Forecasters warned that “some of the coldest” temperatures on earth will blanket the central and eastern US over the weekend.
Weather Trader meteorologist Ryan Maue said the planet’s most extreme cold air will roll into the central and eastern United States “like a wrecking ball” this coming weekend.
“…temperature anomaly” arrives like a “wrecking ball” –> textbook “Polar Vortex” megadump of western Canadian cold pool,” the post read.
In a post on X on Dec. 9, Maue called it “a textbook ‘Arctic Vortex’ mega dump of the Western Canadian cold.”
Meanwhile, climatologist Judah Cohen, a scientist at MIT, said in an email to USA TODAY: “Some of the coldest, if not the coldest, temperatures on the globe blanket the central and eastern US over the weekend and early next week.”
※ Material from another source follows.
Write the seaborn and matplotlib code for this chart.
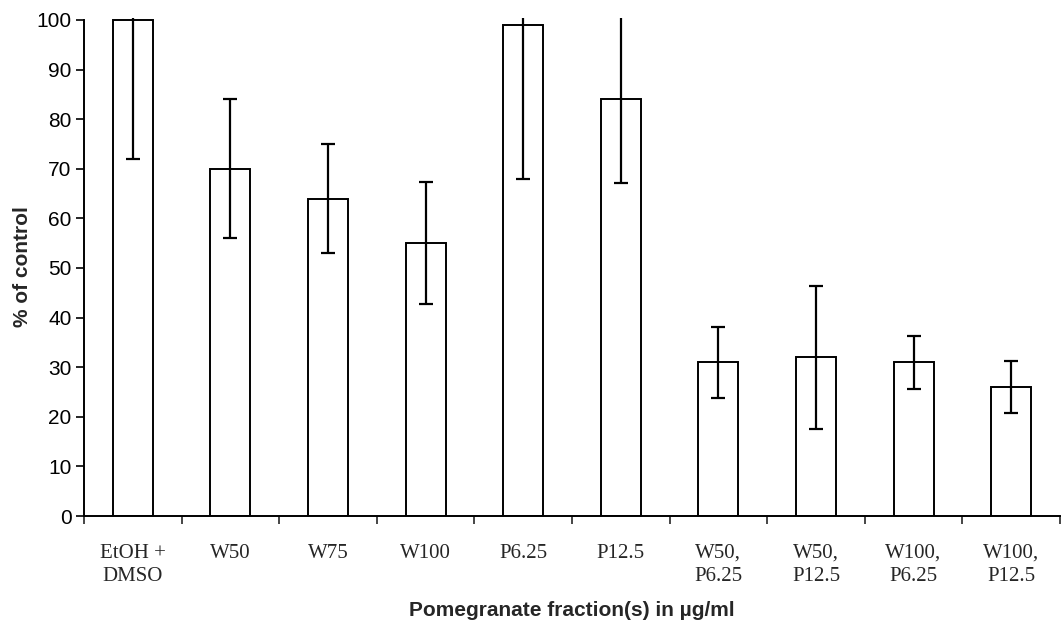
import numpy as np
import matplotlib
matplotlib.use('Agg')
import matplotlib.pyplot as plt
import seaborn as sns
import pandas as pd

# values
groups = ['EtOH +\nDMSO', 'W50', 'W75', 'W100', 'P6.25', 'P12.5',
          'W50,\nP6.25', 'W50,\nP12.5', 'W100,\nP6.25', 'W100,\nP12.5']
pct_control = [100, 70, 64, 55, 99, 84, 31, 32, 31, 26]
err = [28, 14, 11, 12.3, 31, 16.8, 7.2, 14.4, 5.3, 5.3]
yticks = list(range(0, 101, 10))

sns.set_style('white')
plt.rcParams['font.family'] = ['Liberation Sans', 'DejaVu Sans']

df = pd.DataFrame({'group': groups, 'pct': pct_control, 'err': err})

fig = plt.figure(figsize=(10.61, 6.34), dpi=100)
ax = fig.add_axes([84 / 1061, 118 / 634, 976 / 1061, 498 / 634])

sns.barplot(data=df, x='group', y='pct', color='white', edgecolor='black',
            linewidth=1.4, width=0.41, ax=ax, errorbar=None, saturation=1)
ax.errorbar(np.arange(len(groups)), df['pct'], yerr=df['err'], fmt='none',
            ecolor='black', elinewidth=1.6, capsize=5, capthick=1.6)

ax.set_xlim(-0.5, len(groups) - 0.5)
ax.set_ylim(0, 100.4)
ax.set_yticks(yticks)
ax.tick_params(axis='y', labelsize=15, length=6, width=1.2, direction='out',
               left=True, pad=3, colors='black')
ax.spines['left'].set_bounds(0, 100)

# category boundaries as major ticks, labels on minor ticks
ax.set_xticks(np.arange(-0.5, len(groups), 1.0))
ax.set_xticklabels([])
ax.set_xticks(np.arange(len(groups)), minor=True)
ax.set_xticklabels(groups, minor=True, family=['Liberation Serif'],
                   fontsize=15, linespacing=1.3, va='top')
ax.tick_params(axis='x', which='major', length=6, width=1.2, direction='out',
               bottom=True)
ax.tick_params(axis='x', which='minor', length=0, pad=20)

for side in ['top', 'right']:
    ax.spines[side].set_visible(False)
for side in ['left', 'bottom']:
    ax.spines[side].set_linewidth(1.4)
    ax.spines[side].set_color('black')

ax.set_xlabel('Pomegranate fraction(s) in µg/ml', fontsize=15,
              fontweight='bold', labelpad=11)
ax.set_ylabel('% of control', fontsize=15, fontweight='bold', labelpad=3)

fig.savefig('out.png', dpi=100)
“It also appears that the largest and most continuous area of cooler temperatures globally will extend from Alaska to the eastern US this coming week,” he said.
However, it has been reported that this cold blast may have been relatively short-lived.
Forecasters expect a return to more typical winter temperatures later in the month and into the new year as the polar vortex retreats back north — and La Niña returns to prominence, USA Today reported.
How is the winter expected to be?
According to the report, Chicago could “get into the 20s below freezing at some point this coming weekend,” the National Weather Service said. Even colder wind chills near 45 below are possible in the Dakotas.
Temperatures are expected to drop as much as 30 degrees below the seasonal average in many places, according to the weather service.